At the conclusion of that meeting I said, I think you guys are on the right track. I think you’re going to have a wonderful ministry here. I'm not the guy for it, but I trust that God will send you the right guy."

They said, "OK, OK. Could you come back next week and bring your wife?"

And I said, "You realize, I'm not the right guy for this job."

And they said, "Well can you come back and bring your wife?"

And I said, "OK."

I brought Joyce up the next week. And they talked to her and she talked to them and they we all talked some more together and at the end of that meeting, I said, " I just praise God for your vision and commitment. I will be praying that God will send you the right person."

They said, "would you pray about you coming?"

I said, "Well sure, but I don’t have any training for this.  I haven’t finished my degree at Ozark. I'm just absolutely not what you're looking for."

They said, "Just pray about it and talk to us again in 2 or 3 weeks."

Couple weeks later I get home from a church board meeting.

Joyce was gone, but there was a note on the table that said, "Had to run to the store. Will be right back. Oh, the board from Springfield called. They asked if you were still interested in the job. I told them Yes. They’re voting on you now. Call them back."

I thought, They’re voting on me? How can they be voting on me? I thought we had another week.

 About that time Joyce comes back and I said, "They’re voting on us?"

She said, "Yeah, I didn’t know if you’d talked to them and maybe told them something."

I said, "No. We've talked about this and prayed about it."

She said, "I don’t know if I can live in the middle of noisy Springfield right by the campus. I'm a small town girl."

I said, "I still don’t know that I know anything that I would need to know to do that."

About then the phone rang and he said, "Dave, we just voted unanimously to hire you.
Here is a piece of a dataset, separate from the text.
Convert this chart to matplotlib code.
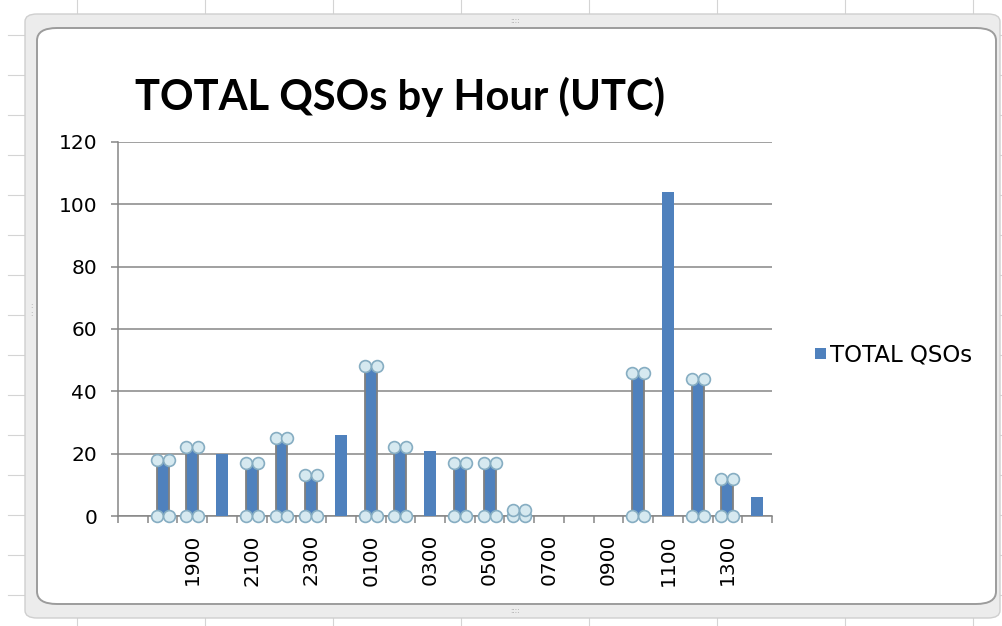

Will you come?"

I said, "Just a second", and I put my hand over the pine, and said, "Joyce, they voted for us, what do we do now? "

And she said, "If this doesn’t look like God railroading us into something, I don’t know what it would be."

And I said, "So you think we ought to go?"

She said, "I don’t think we have a choice."

And I said, "So I guess we’ll go."

So we came.  On July 1st, 1978, we moved to Springfield.

And all I knew was, Roy Weece is a good campus minister and I can try to do some things I know he does, and that’s it.